I've noticed the following (the effect is more noticeable with smaller
graphics e.g. 5 mm).
When I create a small square (5 x 5 mm) and scale it to 210 x 297 mm, I
do this: I select the square. A bounding box around the square appears.
I click on the bottom-right anchor point of the bounding box. I drag it
to the bottom-right (the square is at coordinates 0/0 and I drag it to
210/297). Then not only does the graphic resizes, but also the distance
between the bounding box's anchor points and the square's path points
(which are centered inside the thickness of the line). The result isn't
a scaled square of 210 by 297, but a centered square about halve that
size, centered on the page. In other words the top left point of the
square doesn't stay at coordinates 0/0 but moves along the drag to the
bottom right. As I said, this is more noticeable with extremely small
graphics. That's why I didn't notice that before. I'm using Illustrator
8 on OS 9. On this page you can see a screendump of it, scaling the
green square and holding the mouse botton after I've dragged/scaled it.

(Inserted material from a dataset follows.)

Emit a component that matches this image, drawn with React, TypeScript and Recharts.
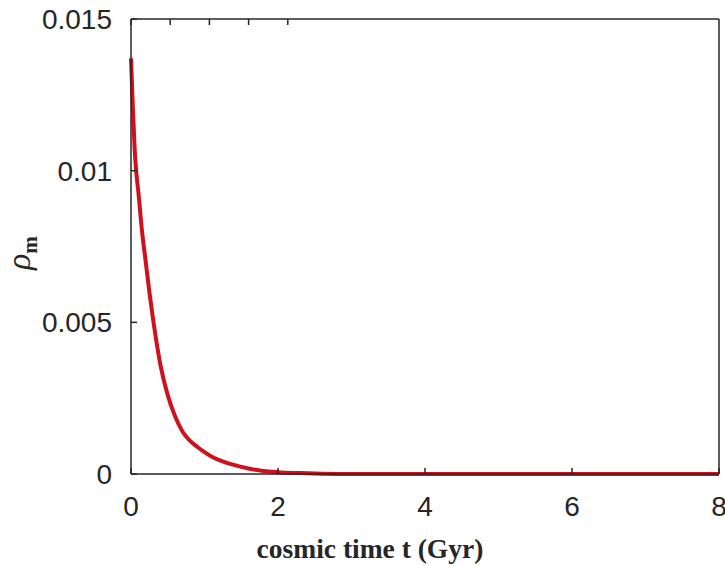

http://img154.imageshack.us/img154/5538/scaling0ph.jpg

is there something I can do to prevent this?

Doug Winger

2006-06-27, 6:29 pm

In article <1150809061.859323.85610@b68g2000cwa.googlegroups.com>,
email@isanoniem.nl wrote:

> I've noticed the following (the effect is more noticeable with smaller
> graphics e.g. 5 mm).
> When I create a small square (5 x 5 mm) and scale it to 210 x 297 mm, I

.....
>
> is there something I can do to prevent this?


Use the scale tool or transform rather than the bounding box. A bounding
box is just that: it encloses the entire element's boundary, including
stroke width. From what you've written, I assume you want the actual
line's points to be scaled to the desired dimensions. You'd be better
off working with the actual points rather than the bounding box.

If you have a complex/grouped object, the bounding box can often be
noticeably offset, sometimes including curve point's handle locations in
its dimensions. Scaling with the bouncing box is generally left to those
times when several elements are being sized and it's not an exact thing,
but rather a visual, "Well, that looks good..." sort of thing.

My normal approach when scaling a rectangle in this manner is set
snap-to point using guides or a previous element and then to anchor the
scale tool at the 'stationary' corner point, and then 'grab' the
opposite corner to scale/drag it to where I want it. However, that's
rarely used when holding a particular dimension is important. I normally
just create a rectangle of the desired size.